## STATED TASK
Determine the number of lines containing the word "matplotlib". Reply with it and nothing else.

========

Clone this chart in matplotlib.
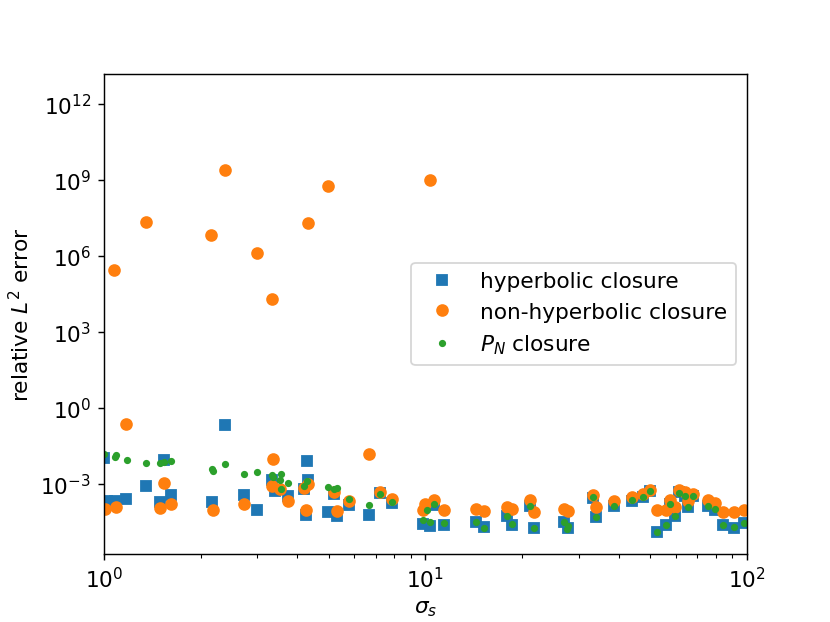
import numpy as np
import matplotlib
matplotlib.use('Agg')
import matplotlib.pyplot as plt

# sigma_s values and log10 of the relative L2 error
hyp_sigma = [1.0, 1.02, 1.08, 1.175, 1.355, 1.5, 1.535, 1.62, 2.17, 2.375,
             2.73, 3.0, 3.33, 3.4, 3.73, 4.2, 4.26, 4.28, 4.3, 4.99,
             5.18, 5.3, 5.77, 6.68, 7.24, 7.87, 9.86, 10.33, 10.6, 11.4,
             14.4, 15.2, 17.9, 18.6, 21.1, 21.8, 26.9, 27.7, 33.2, 33.9,
             38.5, 44.0, 47.5, 49.8, 52.3, 56.1, 57.4, 59.8, 61.3, 64.3,
             65.4, 67.9, 75.6, 79.7, 84.2, 90.8, 97.6]
hyp_logerr = [-1.97, -3.69, -3.66, -3.58, -3.07, -3.73, -2.04, -3.42, -3.71, -0.67,
              -3.45, -4.03, -2.83, -3.29, -3.49, -3.2, -4.21, -2.1, -2.86, -4.12,
              -3.4, -4.28, -3.82, -4.21, -3.36, -3.75, -4.58, -4.67, -3.82, -4.61,
              -4.52, -4.7, -4.25, -4.61, -3.86, -4.74, -4.52, -4.74, -3.55, -4.3,
              -3.88, -3.66, -3.5, -3.29, -4.91, -4.61, -3.78, -4.28, -3.33, -3.49,
              -3.91, -3.47, -3.88, -4.03, -4.63, -4.74, -4.54]

nonhyp_sigma = [1.01, 1.076, 1.09, 1.175, 1.355, 1.5, 1.535, 1.62, 2.16, 2.18,
                2.375, 2.73, 3.0, 3.33, 3.33, 3.37, 3.54, 3.73, 4.2, 4.26,
                4.3, 4.3, 4.99, 5.18, 5.3, 5.77, 6.68, 7.24, 7.87, 9.86,
                9.97, 10.33, 10.6, 11.4, 14.4, 15.2, 17.9, 18.6, 21.1, 21.8,
                26.9, 27.7, 33.2, 33.9, 38.5, 44.0, 47.5, 49.8, 52.3, 56.1,
                57.4, 59.8, 61.3, 64.3, 65.4, 67.9, 75.6, 79.7, 84.2, 90.8, 97.6]
nonhyp_logerr = [-3.98, 5.47, -3.91, -0.62, 7.35, -3.97, -2.98, -3.79, 6.83, -4.03,
                 9.41, -3.78, 6.13, 4.30, -3.07, -2.01, -3.2, -3.69, -3.16, -4.04,
                 -3.0, 7.32, 8.76, -3.33, -4.08, -3.69, -1.80, -3.32, -3.58, -4.04,
                 -3.78, 9.0, -3.62, -4.05, -4.01, -4.08, -3.91, -4.01, -3.65, -4.09,
                 -3.99, -4.07, -3.42, -3.92, -3.66, -3.51, -3.4, -3.23, -4.04, -4.05,
                 -3.62, -3.91, -3.25, -3.33, -3.69, -3.38, -3.65, -3.75, -4.09, -4.09, -4.05]

pn_sigma = [1.0, 1.08, 1.09, 1.177, 1.355, 1.5, 1.535, 1.62, 2.17, 2.18,
            2.375, 2.73, 3.0, 3.33, 3.37, 3.55, 3.54, 3.73, 3.55, 4.2,
            4.28, 4.99, 5.18, 5.3, 5.77, 6.68, 7.24, 7.87, 9.86, 10.1,
            10.33, 10.6, 11.4, 14.4, 15.2, 17.9, 18.6, 21.1, 21.8, 26.9,
            27.7, 27.5, 33.2, 33.9, 38.5, 44.0, 47.5, 49.8, 52.3, 56.1,
            57.4, 59.8, 61.3, 64.3, 65.4, 67.9, 75.6, 79.7, 84.2, 90.8, 97.6]
pn_logerr = [-1.8, -1.93, -1.87, -2.07, -2.16, -2.17, -2.13, -2.09, -2.41, -2.48,
             -2.23, -2.62, -2.54, -2.63, -2.74, -2.61, -2.83, -2.96, -3.19, -3.07,
             -2.87, -3.12, -3.19, -3.16, -3.58, -3.85, -3.38, -3.7, -4.44, -4.04,
             -4.5, -3.81, -4.54, -4.52, -4.73, -4.25, -4.6, -3.86, -4.74, -4.52,
             -4.65, -4.8, -3.5, -4.3, -3.88, -3.65, -3.5, -3.29, -4.91, -4.61,
             -3.78, -4.28, -3.35, -3.47, -3.91, -3.47, -3.87, -4.01, -4.63, -4.72, -4.56]

plt.rcParams['font.size'] = 12

fig = plt.figure(figsize=(6.4, 4.8))
plt.plot(hyp_sigma, 10.0 ** np.array(hyp_logerr), 's', label='hyperbolic closure')
plt.plot(nonhyp_sigma, 10.0 ** np.array(nonhyp_logerr), 'o', label='non-hyperbolic closure')
plt.plot(pn_sigma, 10.0 ** np.array(pn_logerr), '.', label=r'$P_N$ closure')
plt.xscale('log')
plt.yscale('log')
plt.xlim(1, 100)
plt.ylim(10 ** -5.75, 10 ** 13.19)
plt.xlabel(r'$\sigma_s$')
plt.ylabel(r'relative $L^2$ error')
plt.legend(loc='center right')
plt.savefig('out.png', dpi=129.7)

========

## PROBLEM SOLUTION
4